Marinus was canonised as a saint, and later, the State of San Marino grew up from the centre created by the monastery. His feast day/memorial day is 3 September, commemorating the day, in 301, when he founded what became known as San Marino, which is also the state's national holiday. He is venerated in the Roman Catholic and Eastern Orthodox faiths.

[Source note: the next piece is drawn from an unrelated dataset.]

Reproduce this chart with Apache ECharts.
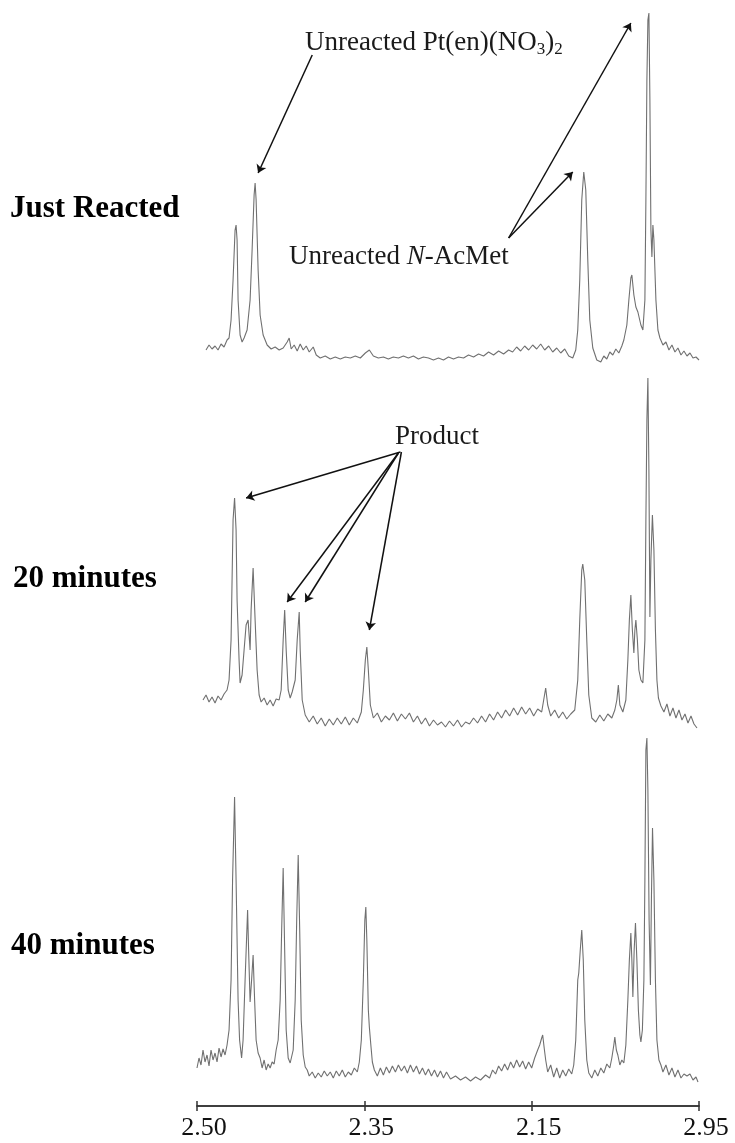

According to legend, he died in the winter of 366 and his last words were: "Relinquo vos liberos ab utroque homine" ("I leave you free from both men"). This somewhat mysterious phrase is most likely to refer to the two "men" from whose oppressive power Marinus had decided to separate himself, becoming a hermit on Mount Titano: respectively the Emperor and the Pope. This affirmation of freedom (first and foremost fiscal franchise) from both the Empire and the Papal States, however legendary, has always been the inspiration of the republic.

== Historicity ==
According to American historian William Miller, the account of Marinus and the origin of San Marino "are a mixture of fables and miracles, but perhaps contain some grains of fact". The earliest historical evidence for a monastic community in San Marino dates to the 5th or 6th century AD, when a monk named Eugippus recorded that another monk had lived in a monastery in the area.

==Sources==

The earliest manuscripts mentioning Marinus and his life date to the 10th century. Another principal source of the events of Marinus's life was compiled in the Acta Sanctorum.